Monday, February 12, 2018

'BLACK HISTORY MONTH - DEUTERONOMY 23:15"


“BLACK HISTORY MONTH - DEUTERONOMY 23:15”

            In January, 1993, we had the privilege at Oakhurst of having a convicted felon preach in Sunday worship.   He had just been elected Moderator of our denomination’s General Assembly the summer before, and many people grumbled that we now had a criminal as our Moderator.  His name is John Fife, and his crime?  He had helped people escape from torture and slavery and execution. He had helped to transport people from El Salvador and Guatemala into this country and into Canada, through his church network in Arizona.  His conviction was later overturned, but we were proud to have him in our pulpit, because he and many others were part of a long tradition in the USA known as the Underground Railroad. 

            I had never heard the verse that is the title of this week’s blog before 2000.  I sort of knew Deuteronomy, but it is mostly laws, so I had not paid attention to this verse until it leaped out to me from the title page of a book entitled “The Underground Railroad.”  I was not surprised that I had never learned this verse in Sunday school as I grew up.  I had learned a lot of verses and stories, but this was not one of them.  The verse in the King James Version that I first encountered it is: “Thou shalt not deliver unto his master the servant that has escaped from his master unto thee.”  In modern English, it is “Slaves who have escaped to you from their owners shall not be given back to them.”

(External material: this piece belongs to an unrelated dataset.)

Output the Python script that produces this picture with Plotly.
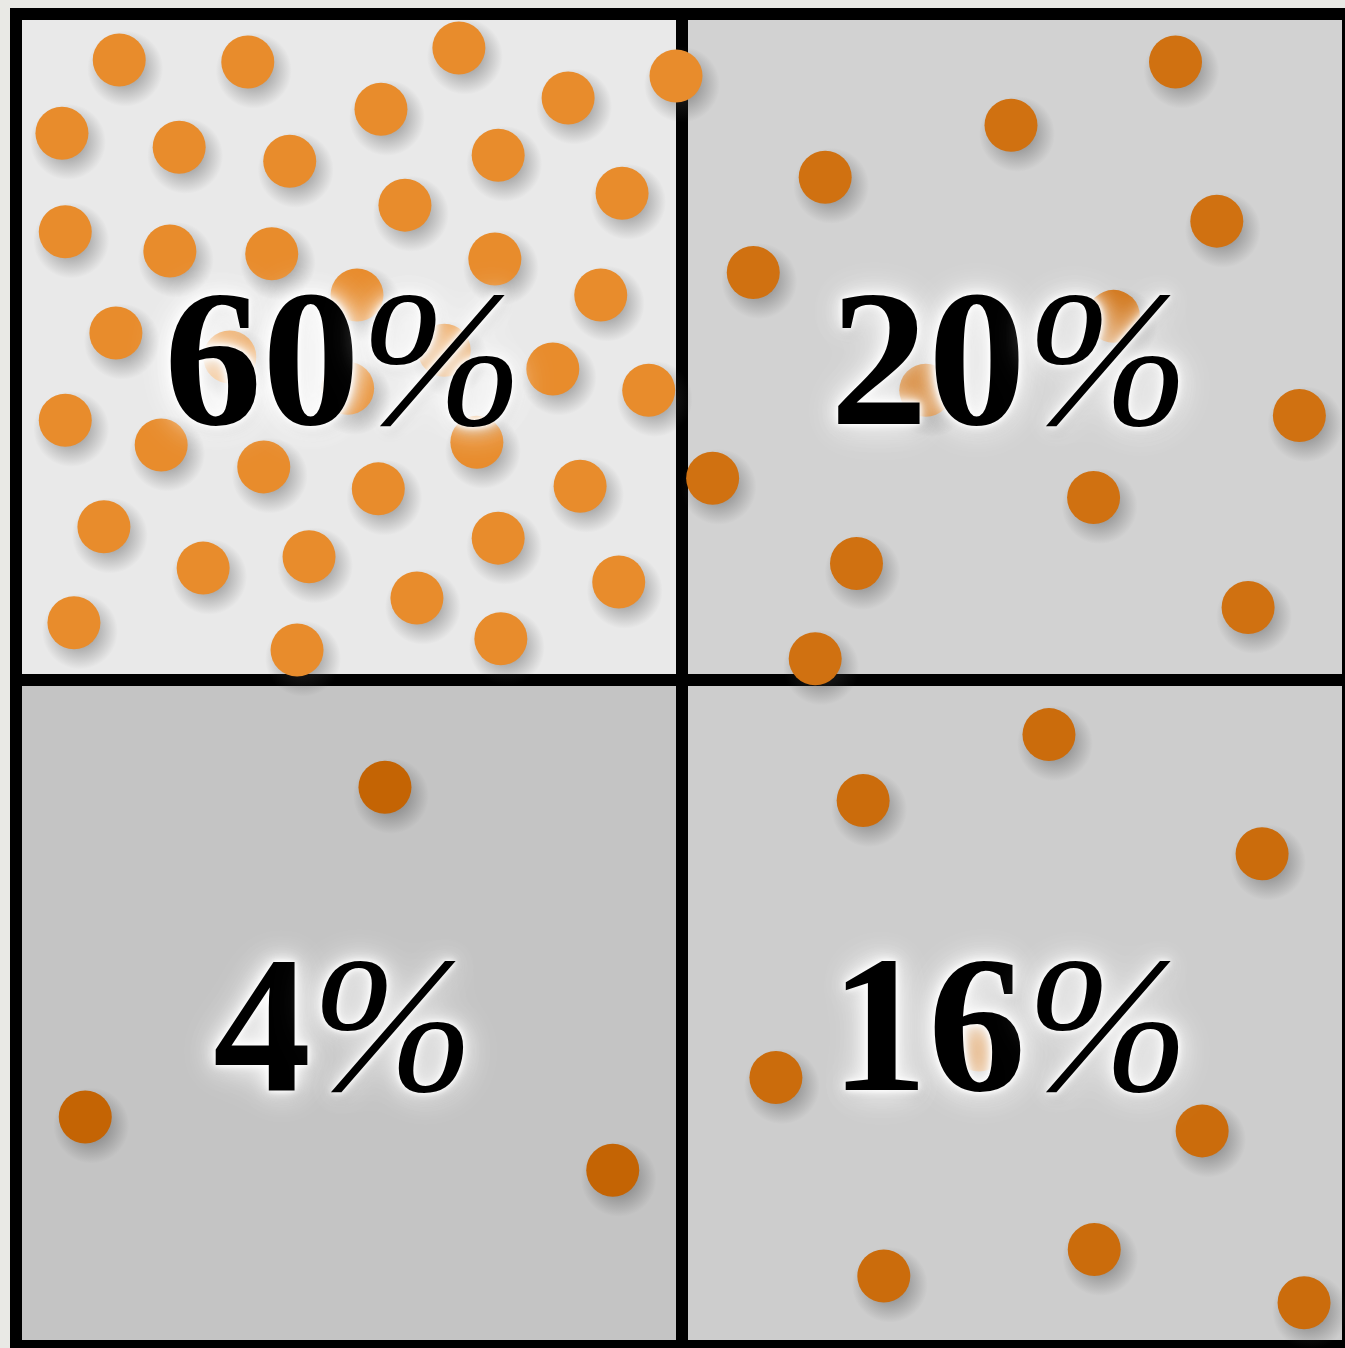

            I encountered this verse on the title page of the book published by William Still in 1872, and even in 2000 when I first saw it, I was incredulous.  I thought that it was some “liberal” manipulation of the text, even though I agreed with its sentiments.  If that was in the Bible, why had I never heard of it?   I looked it up, and yep, there it was, plain as day, no manipulation, no twisted text.  It only took a moment to realize why I had never heard of it in Sunday school – I was raised and taught by people who lived in neo-slavery, who continued to benefit from the legacy of slavery and neo-slavery (which ended in 1965).  Still, I could not believe that those who said that they took the Bible literally had never promoted this verse.

            William Still was a conductor on the Underground Railroad in Philadelphia.  He had been born in freedom in New Jersey to a woman who had escaped slavery but had to leave some of her children behind.  He helped hundreds, if not thousands, of people escaping slavery.  People fleeing slavery came through Philadelphia daily, often coming up the Delaware River or on foot from nearby Maryland.  It was the route that Frederick Douglass and Harriet Tubman took.  Indeed Harriet Tubman stayed with Still and often dropped off passengers on the way up.  Later the great Ida Wells would stay at Still’s home also as she worked in her anti-lynching campaign – so he had two of the greatest women of the 19th century in his home!  William Still was assisted by the fact that even after the Fugitive Slave Act of 1850, the state of Pennsylvania had declared that people of African heritage on its soil were free people, and it put them in direct conflict with the Fugitive Slave Act.

            Unlike many on the Underground Railroad, Still kept notes and records.  It was a dangerous thing to do because they contained the names of contacts and could do great harm if confiscated.  William Still hid them well, because he wanted future generations to now of the bravery of so many people.  He published the notes in 1872 as “The Underground Railroad,” and it is basically the words and stories of people escaping slavery.   It is one of the primary sources for a history of the Underground Railroad (UR).  He was deemed a hero for his work on the UR, but he always made it clear that the brave ones were the people escaping slavery, not the conductors.  Indeed, he said that the conductors were only doing what they should have been doing.  But, I say “thanks to William Still and so many others.”  May we pick up the mantle of William Still and Harriet Tubman and Ida Wells and John Fife and Amzie Moore and Daisy Bates – more to come on Moore and Bates later!